Sinon, on est d'accord sur ces émissions (télé ou radio, c'est pareil) où les critiques font leur numéro, ça, pour le coup, c'est insupportable.
Et puis, en septembre dernier, je suis allée voir Waitress un jour où j'étais au fond du trou, et c'est sans doute pour ça que j'ai versé "toutes les larmes de mon corps" comme tu le dis si bien.
Bon, c'est pas tout, mais il en reste, des pancakes...?

06 février, 2008 23:47  
Blogger Gracianne said...

Je ne suis pas cinephile - enfants obligent, peut-etre, ou bien la vie a la campagne, pas envie de ressortir - ce qui fait que je ne vois les films que plusieurs annees apres leur sortie. Du coup les critiques ont peu d'effet sur moi, et pourtant je ne loupe pas le Masque et La Plume, tout simplement parce que ce sont des personnages, et qu'ils me font rire. le reste, ils peuvent dire ce qu'ils veulent, les critiques on se les fait nous memes, comme les pancakes.

07 février, 2008 10:58  
Anonymous Anonyme said...

Un petit commentaire qui s'excuse de ne pas être en rapport direct avec le sujet, mais juste pour dire que vous lire est toujours un ravissement ;)

07 février, 2008 13:25  
Anonymous Anonyme said...

Hello Patoumi, j'aime bien écouter d'une oreille "le masque" le dimanche soir, même si effectivement je n'en attends aucune critique constructive, c'est plutôt une joute pleine de rhétorique et de mauvaise foi... et je crois que les émissions sur les livres sont encore pires question fumisterie ! Après, comme gracianne, les films arrivent avec un bon mois (au moins) de retard dans mon cinéma, donc je ne suis "synchronisée" avec aucune critique... Le pire est quand même quand ils passent vingt bonnes minutes à descendre un film genre grosse production sans intérêt et du coup ne parlent pas du tout de films plus modestes qui eux étaient réussis et auraient bien mérité un peu de pub !

07 février, 2008 14:18  
Anonymous Anonyme said...

De cette patoumi là, on en mangerait par brassées ;-)

07 février, 2008 21:24  
Blogger Natalia Kriskova said...

Suis tout à fait d'accord avec ce que tu dis sur le Masque et la plume, et avec le commentaire de Rose.
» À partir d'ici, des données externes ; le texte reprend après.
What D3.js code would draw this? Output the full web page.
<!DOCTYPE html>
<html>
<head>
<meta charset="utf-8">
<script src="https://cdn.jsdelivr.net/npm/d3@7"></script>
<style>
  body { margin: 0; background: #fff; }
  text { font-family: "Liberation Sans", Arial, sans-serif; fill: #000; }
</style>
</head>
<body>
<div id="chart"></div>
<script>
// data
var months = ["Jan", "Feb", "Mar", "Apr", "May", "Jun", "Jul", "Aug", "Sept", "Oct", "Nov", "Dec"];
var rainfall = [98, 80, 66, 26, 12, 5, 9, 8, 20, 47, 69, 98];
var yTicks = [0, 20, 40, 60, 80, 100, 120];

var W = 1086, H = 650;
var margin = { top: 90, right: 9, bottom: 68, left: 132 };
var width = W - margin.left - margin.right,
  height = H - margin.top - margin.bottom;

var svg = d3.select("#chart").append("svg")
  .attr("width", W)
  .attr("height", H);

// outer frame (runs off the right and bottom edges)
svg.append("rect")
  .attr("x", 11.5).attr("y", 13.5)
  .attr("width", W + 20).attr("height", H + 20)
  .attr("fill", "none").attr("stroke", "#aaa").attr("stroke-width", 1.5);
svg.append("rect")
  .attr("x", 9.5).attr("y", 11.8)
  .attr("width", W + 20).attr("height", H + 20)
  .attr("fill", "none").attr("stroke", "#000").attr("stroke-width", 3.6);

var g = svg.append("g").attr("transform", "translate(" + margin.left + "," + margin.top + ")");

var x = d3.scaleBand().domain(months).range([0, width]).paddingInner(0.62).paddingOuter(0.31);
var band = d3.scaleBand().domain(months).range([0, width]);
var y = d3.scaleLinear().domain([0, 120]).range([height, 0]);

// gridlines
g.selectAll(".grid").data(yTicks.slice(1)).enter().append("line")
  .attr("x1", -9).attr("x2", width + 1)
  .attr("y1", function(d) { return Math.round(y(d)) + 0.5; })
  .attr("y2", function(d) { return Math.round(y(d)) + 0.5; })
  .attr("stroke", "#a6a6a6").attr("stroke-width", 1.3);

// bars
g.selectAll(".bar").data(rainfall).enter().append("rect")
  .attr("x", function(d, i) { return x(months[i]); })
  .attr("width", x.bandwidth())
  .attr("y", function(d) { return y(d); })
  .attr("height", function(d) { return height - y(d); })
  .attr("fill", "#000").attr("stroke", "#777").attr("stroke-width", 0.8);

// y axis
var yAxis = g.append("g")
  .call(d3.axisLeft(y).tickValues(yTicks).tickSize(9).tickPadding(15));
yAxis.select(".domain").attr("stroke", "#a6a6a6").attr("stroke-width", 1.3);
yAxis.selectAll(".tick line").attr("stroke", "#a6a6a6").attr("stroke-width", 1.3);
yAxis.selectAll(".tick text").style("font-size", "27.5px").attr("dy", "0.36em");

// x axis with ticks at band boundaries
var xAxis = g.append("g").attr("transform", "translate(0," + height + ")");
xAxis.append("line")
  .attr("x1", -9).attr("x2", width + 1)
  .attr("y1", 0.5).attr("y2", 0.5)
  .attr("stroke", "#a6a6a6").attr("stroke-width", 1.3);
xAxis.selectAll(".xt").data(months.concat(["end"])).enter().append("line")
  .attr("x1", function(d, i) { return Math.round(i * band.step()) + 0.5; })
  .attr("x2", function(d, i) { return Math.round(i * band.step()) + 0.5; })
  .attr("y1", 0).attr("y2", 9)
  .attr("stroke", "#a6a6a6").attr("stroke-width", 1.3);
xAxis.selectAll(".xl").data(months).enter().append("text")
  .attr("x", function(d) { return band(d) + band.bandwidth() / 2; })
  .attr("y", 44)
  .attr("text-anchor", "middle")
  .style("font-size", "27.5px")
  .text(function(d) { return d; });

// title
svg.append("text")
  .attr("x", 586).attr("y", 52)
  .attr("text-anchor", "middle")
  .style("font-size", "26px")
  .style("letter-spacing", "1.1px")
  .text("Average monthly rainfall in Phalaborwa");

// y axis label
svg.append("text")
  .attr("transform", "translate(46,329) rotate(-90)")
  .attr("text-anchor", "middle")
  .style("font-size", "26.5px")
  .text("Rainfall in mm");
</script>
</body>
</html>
Le critique ne peut pas s'empêcher d'être de mauvaise foi, ça lui permet de se mettre en valeur au dépens des autres : bref, il soigne ainsi ses névroses ! Qu'en penses-tu, docteur Patoupsy ? ;-)

08 février, 2008 18:13  
Blogger Sunny said...

J'ai trouvé "Into the Wild" magnifique, émouvant, poignant et ça m'a donné une folle envie de tout plaquer pour vivre une vie de solitaire... Je suis fan de Tim Burton, et je vais de ce pas savourer son dernier film. Et voila! tu nous parles de "no country for old men" dont la bande annonce me fait frissonner et qui me déplaisait au premier abord: je change de point de vue, et je vais courir dès demain pour le voir! Merci de la façon dont tu écris, je suis fan de ton blog...

09 février, 2008 19:22  
Anonymous Anonyme said...

Dire que je n'ai jamais fait de pancakes!
J'aurai beaucoup de choses à dire suite à ce riche billet... j'écoute le masque, pas très régulièrement, mais je l'écoute, pas pour leurs "critiques" mais plus pour les écouter se chamailler. Cependant, il est vrai que certains films n'en sortent pas idem.

10 février, 2008 10:14  
Blogger Saperlipopote ! said...

j'avoue qu'une fille qui aime le cinéma,les éditions de l'épure, lire, keren ann et cuisiner nepeut qu'avoir grâce à mes yeux ! un autre film que je te conseille : "Capitaine Achab", vu en avant première à Tours (les studios) et rencontre avec le réalisateur, Philippe RAMOS, un artisan qui parle du fond de son coeur. très bon moment et magnifique traitement de l'aspect photographique. des bises

10 février, 2008 20:44  
Blogger gwenzardin said...

ah Patoumi, le lait ribot c'est un souvenir d'enfance, on n'en trouve guère sous mes latitudes...
N'empêche pancakes et ciné rien de tel pour résister aux binoclardes en tout genre , miam, quel bonheur vos billets!

10 février, 2008 21:03  
Blogger Clairechen said...

Récemment j'ai fait des Pancakes pour la première fois et j'ai adoré. Je n'imagine plus de petit déjeuner aux pancakes!!! Il faut que j'essaye les tiens!